Mort ou résurrection de la communauté internationale ? Unie à peu de chose près (la Ligue Arabe était scindée en deux parts égales) face au « déviant » Saddam Hussein après son invasion du Koweït en 1990, la communauté internationale eut bien du mal par la suite à retrouver cette cohésion d’un « brave nouveau monde » que l’on voulait onusien. Au point que les derniers défis auxquels elle a eu à faire face récemment (Syrie, Iran…) furent marqués par le retour au Conseil de Sécurité d’un affrontement entre les trois permanents Occidentaux d’un côté, Pékin et Moscou de l’autre. L’affaire ukrainienne isolera-t-elle la Russie davantage que la Géorgie en 2008 ? Les grands émergents sortiront-ils de leur réserve pour condamner le Kremlin ? C’est peu probable. Il faudra pourtant trouver une manière de ne pas cautionner ce scénario de Crimée, sans donner l’impression d’un Occident (le G7 par exemple) isolé des nouvelles réalités internationales.
Enfin, le jeu auquel se livre Vladimir Poutine participe-t-il d’une stratégie froide et calculée, conforme au cliché du jeu d’échec que la presse européenne aime tant évoquer ? La Realpolitik, la théorie des jeux, sont-elles véritablement de son côté, face à une Amérique qui doute, une Europe qui hésite, bref un Occident affaibli (The Economist, 21 septembre 2013, « America, Russia and Syria: The weakened West ») ? Ou bien est-il possible de considérer que, contre toute attente, le Kremlin a perdu le bras de fer politique d’un autre âge qu’il avait entamé avec la société ukrainienne, que l’attrait de l’Union Européenne a été plus fort que les promesses financières russes, et qu’au final ce retour au coup de force sonne comme un aveu d’échec, comme le glas de l’intégration d’une Russie normale dans la société mondiale, à l’heure où de surcroît on note à Moscou une crispation autoritaire sur fond de nuages économiques à venir ? Le pari de Crimée relève-t-il d’un savant calcul, ou de la perte de sang-froid d’un mauvais perdant, qui pourrait d’ailleurs dégénérer encore ?

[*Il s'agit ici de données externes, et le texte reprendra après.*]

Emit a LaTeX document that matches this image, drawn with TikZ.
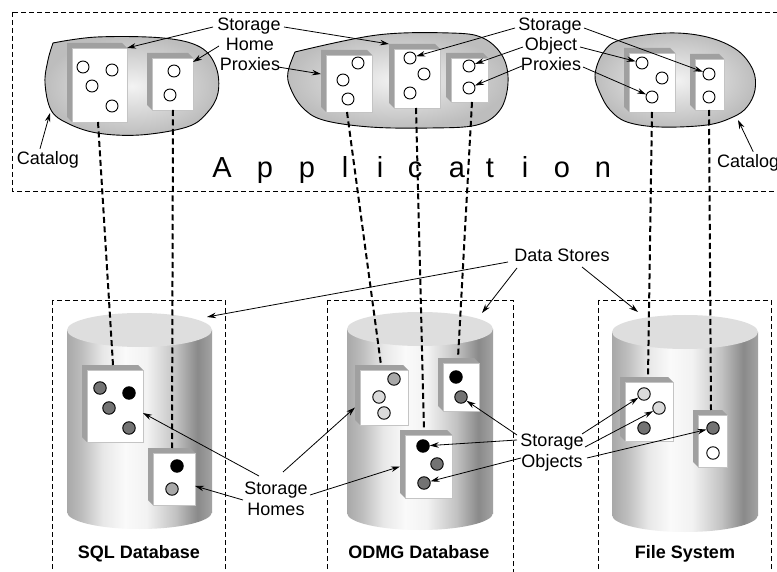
\documentclass[tikz,border=0pt]{standalone}
\usepackage{fontspec}
\setmainfont{Liberation Sans}
\usetikzlibrary{arrows.meta,calc}

\definecolor{sidegray}{HTML}{A0A0A0}
\definecolor{faceedge}{HTML}{C4C4C4}
\definecolor{blobin}{HTML}{F3F3F3}
\definecolor{blobout}{HTML}{BDBDBD}
\definecolor{captop}{HTML}{DEDEDE}
\definecolor{dotdark}{HTML}{737373}
\definecolor{dotmid}{HTML}{A8A8A8}
\definecolor{dotlight}{HTML}{DADADA}

% drum side: dark rim left, bright band left of centre, dark band near right rim
\pgfdeclarehorizontalshading{cylside}{100bp}{%
  color(0bp)=(black!34); color(25bp)=(black!34); color(30bp)=(black!26);
  color(37.5bp)=(black!9); color(45bp)=(black!2); color(52.5bp)=(black!5);
  color(62.5bp)=(black!24); color(70bp)=(black!46); color(75bp)=(black!36);
  color(100bp)=(black!36)}

% a white card with a grey bevel towards the upper left
% #1 name, #2 x1, #3 y1, #4 x2, #5 y2 of the front face
\newcommand\card[5]{%
  \fill[sidegray] ({#2-5},{#3-5}) -- ({#4-5},{#3-5}) -- (#4,#3) -- (#4,#5)
    -- (#2,#5) -- ({#2-5},{#5-5}) -- cycle;
  \node[face, minimum width={#4-#2}, minimum height={#5-#3}]
    (#1) at ({(#2+#4)/2},{(#3+#5)/2}) {};
}

% a database drum: #1 centre x, #2 radius, #3 top centre y, #4 bottom centre y
\newcommand\drum[4]{%
  \shade[shading=cylside] ({#1-#2},#3) rectangle ({#1+#2},#4);
  \shade[shading=cylside] (#1,#4) ellipse [x radius=#2, y radius=17];
  \fill[captop] (#1,#3) ellipse [x radius=#2, y radius=17];
}

\tikzset{
  face/.style={draw=faceedge, line width=0.4pt, fill=white, inner sep=0pt, outer sep=0pt},
  dot/.style={circle, draw=black, line width=0.9pt, fill=#1, minimum size=12pt, inner sep=0pt},
  bdot/.style={dot=#1, minimum size=12.5pt},
  blob/.style={draw=black, line width=0.9pt, inner color=blobin, outer color=blobout},
  frame/.style={draw=black, line width=0.8pt, dash pattern=on 5pt off 3pt},
  link/.style={line width=2pt, dash pattern=on 6pt off 3.5pt},
  arr/.style={-{Stealth[length=9pt,width=5.5pt]}, line width=0.8pt},
  lbl/.style={font=\fontsize{18}{20}\selectfont, inner sep=0pt, anchor=base},
  dblbl/.style={font=\fontsize{18}{20}\selectfont\bfseries, inner sep=0pt, anchor=base},
  applbl/.style={font=\fontsize{29}{30}\selectfont, inner sep=0pt, anchor=base},
}

\begin{document}
\begin{tikzpicture}[x=1pt, y=-1pt]
\useasboundingbox (0,0) rectangle (777,572);
\clip (0,0) rectangle (777,572);
\fill[white] (0,0) rectangle (777,572);

% ---------- application layer ----------
\draw[frame] (12,12) rectangle (800,191);

\shade[blob] plot[smooth, tension=0.6] coordinates {(53,43) (97,37) (163,38) (200,47)
  (216,67) (218,93) (207,113) (187,127) (140,135) (97,133) (67,123) (51,110) (45,83)
  (48,60) (53,43)} -- cycle;
\shade[blob] plot[smooth, tension=0.6] coordinates {(295,52) (377,35) (450,33) (483,38)
  (503,57) (508,83) (500,110) (477,125) (430,128) (370,127) (323,120) (302,107) (290,87)
  (288,72) (295,52)} -- cycle;
\shade[blob] plot[smooth cycle, tension=0.6] coordinates {(595,75) (603,53) (620,40)
  (667,33) (707,37) (737,50) (753,70) (755,90) (747,107) (733,117) (707,125) (660,127)
  (627,122) (610,110) (600,93)};
\coordinate (catLpt) at (50,113);
\coordinate (catRpt) at (738,120);

% storage home proxies
\card{b1}{72}{48}{127}{122}
\node[dot=white] (b1a) at (83,67) {};
\node[dot=white] (b1b) at (112,70) {};
\node[dot=white] (b1c) at (92,86) {};
\node[dot=white] (b1d) at (112,106) {};
\card{b2}{152}{58}{193}{110}
\node[dot=white] (b2a) at (174,71) {};
\node[dot=white] (b2b) at (170,95) {};

\card{bA}{326}{55}{372}{112}
\node[dot=white] (bAa) at (358,63) {};
\node[dot=white] (bAb) at (343,80) {};
\node[dot=white] (bAc) at (348,99) {};
\card{bB}{394}{49}{440}{108}
\node[dot=white] (bBa) at (410,58) {};
\node[dot=white] (bBb) at (424,74) {};
\node[dot=white] (bBc) at (410,93) {};
\card{bC}{451}{58}{488}{102}
\node[dot=white] (bCa) at (469,66) {};
\node[dot=white] (bCb) at (469,88) {};

\card{bE}{629}{53}{675}{112}
\node[dot=white] (bEa) at (642,63) {};
\node[dot=white] (bEb) at (662,78) {};
\node[dot=white] (bEc) at (652,97) {};
\card{bF}{695}{59}{724}{110}
\node[dot=white] (bFa) at (709,74) {};
\node[dot=white] (bFb) at (709,97) {};

% ---------- data stores ----------
\draw[frame] (52,300) rectangle (225,600);
\draw[frame] (327,300) rectangle (513,600);
\draw[frame] (598,300) rectangle (771,600);

\drum{139.5}{72.5}{330}{512}
\drum{420}{73}{329}{513}
\drum{685}{73}{332}{515}
\coordinate (sqlT) at (207,317);
\coordinate (odmgT) at (482,313);
\coordinate (fsT) at (638,312);

\card{s1}{87}{370}{143}{442}
\node[bdot=dotdark] (s1a) at (100,388) {};
\node[bdot=black] (s1b) at (129,393) {};
\node[bdot=dotdark] (s1c) at (109,408) {};
\node[bdot=dotdark] (s1d) at (129,428) {};
\card{s2}{153}{453}{195}{505}
\node[bdot=black] (s2a) at (177,466) {};
\node[bdot=dotmid] (s2b) at (172,489) {};

\card{G}{360}{370}{408}{425}
\node[bdot=dotmid] (Ga) at (394,379) {};
\node[bdot=dotlight] (Gb) at (379,397) {};
\node[bdot=dotlight] (Gc) at (384,413) {};
\card{H}{443}{363}{479}{411}
\node[bdot=black] (Ha) at (456,377) {};
\node[bdot=dotdark] (Hb) at (461,397) {};
\card{D}{405}{435}{452}{498}
\node[bdot=black] (Da) at (423,446) {};
\node[bdot=dotdark] (Db) at (437,464) {};
\node[bdot=dotdark] (Dc) at (424,483) {};

\card{I}{625}{382}{673}{441}
\node[bdot=dotlight] (Ia) at (644,394) {};
\node[bdot=dotlight] (Ib) at (659,408) {};
\node[bdot=dotdark] (Ic) at (644,428) {};
\card{J}{698}{415}{727}{467}
\node[bdot=dotdark] (Ja) at (713,428) {};
\node[bdot=white] (Jb) at (713,453) {};

% ---------- proxy to store links ----------
\draw[link] ([xshift=-1.5pt]b1.south) -- ([xshift=-2pt,yshift=5pt]s1.north);
\draw[link] ([xshift=0.5pt]b2.south) -- ([xshift=-2pt,yshift=5pt]s2.north);
\draw[link] ([xshift=-2pt]bA.south) -- ([xshift=-3pt,yshift=5pt]G.north);
\draw[link] ([xshift=-1pt]bB.south) -- ([xshift=-4.5pt,yshift=5pt]D.north);
\draw[link] ([xshift=2.5pt]bC.south) -- ([xshift=-3pt,yshift=5pt]H.north);
\draw[link] (bE.south) -- ([xshift=-1pt,yshift=5pt]I.north);
\draw[link] ([xshift=-0.5pt]bF.south) -- ([xshift=-1.5pt,yshift=5pt]J.north);

% ---------- labels ----------
\foreach \ch/\xx [count=\i] in {A/222,p/265,p/307,l/345,i/380,c/415,a/457,t/490,i/525,o/562,n/603}
  \node[applbl] (app\i) at (\xx,178) {\ch};

\node[lbl] (tl1) at (249,31) {Storage};
\node[lbl] (tl2) at (250,51) {Home};
\node[lbl] (tl3) at (250,71) {Proxies};
\node[lbl] (tr1) at (550,31) {Storage};
\node[lbl] (tr2) at (551,51) {Object};
\node[lbl] (tr3) at (551,71) {Proxies};
\node[lbl] (catL) at (48,165) {Catalog};
\node[lbl, anchor=base west] (catR) at (717,168) {Catalog};
\node[lbl] (ds) at (562,262) {Data Stores};
\node[lbl] (sh1) at (276,494) {Storage};
\node[lbl] (sh2) at (276,515) {Homes};
\node[lbl] (so1) at (552,446) {Storage};
\node[lbl] (so2) at (552,467) {Objects};
\node[dblbl] (sqlname) at (139,558) {SQL Database};
\node[dblbl] (odmgname) at (419,558) {ODMG Database};
\node[dblbl] (fsname) at (685,558) {File System};

% ---------- pointers ----------
\coordinate (p1) at (213,27);
\coordinate (p2) at (219,46);
\coordinate (p3) at (284,27);
\coordinate (p4) at (278,67);
\draw[arr] (p1) -- (b1.north east);
\draw[arr] (p2) -- ([yshift=-4pt]b2.north east);
\draw[arr] (p3) -- ([xshift=-5pt,yshift=5pt]bB.north west);
\draw[arr] (p4) -- ([xshift=-5pt,yshift=-19pt]bA.north west);

\coordinate (q1) at (515,28);
\coordinate (q2) at (523,47);
\coordinate (q3) at (522,66);
\coordinate (q4) at (584,28);
\coordinate (q5) at (580,47);
\coordinate (q6) at (583,67);
\draw[arr] (q1) -- (bBa);
\draw[arr] (q2) -- (bCa);
\draw[arr] (q3) -- (bCb);
\draw[arr] (q4) -- (bFa);
\draw[arr] (q5) -- (bEa);
\draw[arr] (q6) -- (bEc);

\draw[arr] ([xshift=-8pt,yshift=3pt]catL.north) -- (catLpt);
\draw[arr] ([xshift=5pt,yshift=3pt]catR.north) -- (catRpt);

\coordinate (d1) at (508,262);
\coordinate (d2) at (517,268);
\coordinate (d3) at (582,267);
\draw[arr] (d1) -- (sqlT);
\draw[arr] (d2) -- (odmgT);
\draw[arr] (d3) -- (fsT);

\coordinate (h1) at (259,476);
\coordinate (h2) at (243,500);
\coordinate (h3) at (283,472);
\coordinate (h4) at (310,495);
\draw[arr] (h1) -- ([yshift=-7pt]s1.east);
\draw[arr] (h2) -- ([yshift=-7pt]s2.east);
\draw[arr] (h3) -- ([xshift=-5pt,yshift=-10pt]G.west);
\draw[arr] (h4) -- ([xshift=-5pt]D.west);

\coordinate (o1) at (517,435);
\coordinate (o2) at (517,440);
\coordinate (o3) at (521,458);
\coordinate (o4) at (582,434);
\coordinate (o5) at (585,447);
\coordinate (o6) at (587,458);
\draw[arr] (o1) -- (Hb);
\draw[arr] (o2) -- (Da);
\draw[arr] (o3) -- (Dc);
\draw[arr] (o4) -- (Ia);
\draw[arr] (o5) -- (Ib);
\draw[arr] (o6) -- (Ja);
\end{tikzpicture}
\end{document}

Deux pratiques des relations internationales, dont on voyait poindre l’incompatibilité depuis longtemps, s’affrontent désormais ouvertement. Si chacune des deux croit profondément dans le rapport de force, l’une d’entre elles, suivie par Moscou, situe toujours le cœur de ce rapport de force dans l’outil militaire. L’autre, défendue par Washington et ses alliés, croit dans l’intégration de la société mondiale et dans la maîtrise de ses structures (Susan Strange, States and Markets, 1988) pour rendre la première pratique trop coûteuse politiquement comme économiquement. La question est de savoir si la Russie est de taille – et suffisamment peu dépendante de la société mondiale – pour faire faire perdre ce pari à l’Amérique et à l’Europe.